** DIRECTIONS FOR THIS TASK **
Output exactly the lines from the first one down to the line containing "y_ticks = [0, 5, 10, 15, 20, 25]", inclusive.

** DATA LINES **
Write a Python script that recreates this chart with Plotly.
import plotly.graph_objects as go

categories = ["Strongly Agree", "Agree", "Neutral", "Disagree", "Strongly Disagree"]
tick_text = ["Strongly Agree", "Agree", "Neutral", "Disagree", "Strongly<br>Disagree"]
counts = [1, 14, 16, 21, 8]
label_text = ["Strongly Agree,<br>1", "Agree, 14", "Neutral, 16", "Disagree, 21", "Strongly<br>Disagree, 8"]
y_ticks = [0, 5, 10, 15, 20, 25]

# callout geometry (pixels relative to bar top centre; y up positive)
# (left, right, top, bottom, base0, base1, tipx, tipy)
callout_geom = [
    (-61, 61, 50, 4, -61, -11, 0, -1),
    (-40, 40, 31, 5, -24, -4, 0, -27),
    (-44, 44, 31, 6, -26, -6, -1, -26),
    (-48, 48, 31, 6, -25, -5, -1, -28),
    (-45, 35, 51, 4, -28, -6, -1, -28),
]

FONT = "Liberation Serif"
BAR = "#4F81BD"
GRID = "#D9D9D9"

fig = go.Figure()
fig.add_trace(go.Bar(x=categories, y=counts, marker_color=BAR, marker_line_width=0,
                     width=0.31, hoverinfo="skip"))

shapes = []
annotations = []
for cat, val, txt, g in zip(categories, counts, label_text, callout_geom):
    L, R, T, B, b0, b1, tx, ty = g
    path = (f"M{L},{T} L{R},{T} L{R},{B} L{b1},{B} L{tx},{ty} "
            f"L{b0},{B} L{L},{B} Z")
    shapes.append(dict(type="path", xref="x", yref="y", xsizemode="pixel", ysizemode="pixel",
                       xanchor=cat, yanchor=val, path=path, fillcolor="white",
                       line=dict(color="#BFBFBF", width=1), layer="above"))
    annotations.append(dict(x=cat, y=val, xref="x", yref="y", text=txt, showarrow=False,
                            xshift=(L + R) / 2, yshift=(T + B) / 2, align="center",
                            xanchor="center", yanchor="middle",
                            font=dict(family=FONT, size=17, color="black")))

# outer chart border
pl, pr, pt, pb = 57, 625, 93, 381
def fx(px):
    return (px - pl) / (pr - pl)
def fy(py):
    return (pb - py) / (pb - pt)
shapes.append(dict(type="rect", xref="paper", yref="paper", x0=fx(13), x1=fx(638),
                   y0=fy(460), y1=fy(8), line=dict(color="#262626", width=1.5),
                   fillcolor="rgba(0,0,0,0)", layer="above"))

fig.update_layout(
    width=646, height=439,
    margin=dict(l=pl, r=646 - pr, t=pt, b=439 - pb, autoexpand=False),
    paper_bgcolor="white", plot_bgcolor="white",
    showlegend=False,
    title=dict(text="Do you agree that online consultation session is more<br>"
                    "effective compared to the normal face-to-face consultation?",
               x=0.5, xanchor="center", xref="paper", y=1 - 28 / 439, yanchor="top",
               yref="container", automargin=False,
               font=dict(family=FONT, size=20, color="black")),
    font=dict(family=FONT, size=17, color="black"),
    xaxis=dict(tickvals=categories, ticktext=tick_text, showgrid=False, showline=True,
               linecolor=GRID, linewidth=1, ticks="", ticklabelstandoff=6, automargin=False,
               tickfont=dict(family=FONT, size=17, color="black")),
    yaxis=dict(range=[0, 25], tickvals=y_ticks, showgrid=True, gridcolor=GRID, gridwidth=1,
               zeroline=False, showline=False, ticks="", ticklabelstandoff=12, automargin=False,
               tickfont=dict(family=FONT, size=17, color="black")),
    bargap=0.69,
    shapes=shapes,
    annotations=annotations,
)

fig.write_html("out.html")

** WRITTEN ANSWER **
Write a Python script that recreates this chart with Plotly.
import plotly.graph_objects as go

categories = ["Strongly Agree", "Agree", "Neutral", "Disagree", "Strongly Disagree"]
tick_text = ["Strongly Agree", "Agree", "Neutral", "Disagree", "Strongly<br>Disagree"]
counts = [1, 14, 16, 21, 8]
label_text = ["Strongly Agree,<br>1", "Agree, 14", "Neutral, 16", "Disagree, 21", "Strongly<br>Disagree, 8"]
y_ticks = [0, 5, 10, 15, 20, 25]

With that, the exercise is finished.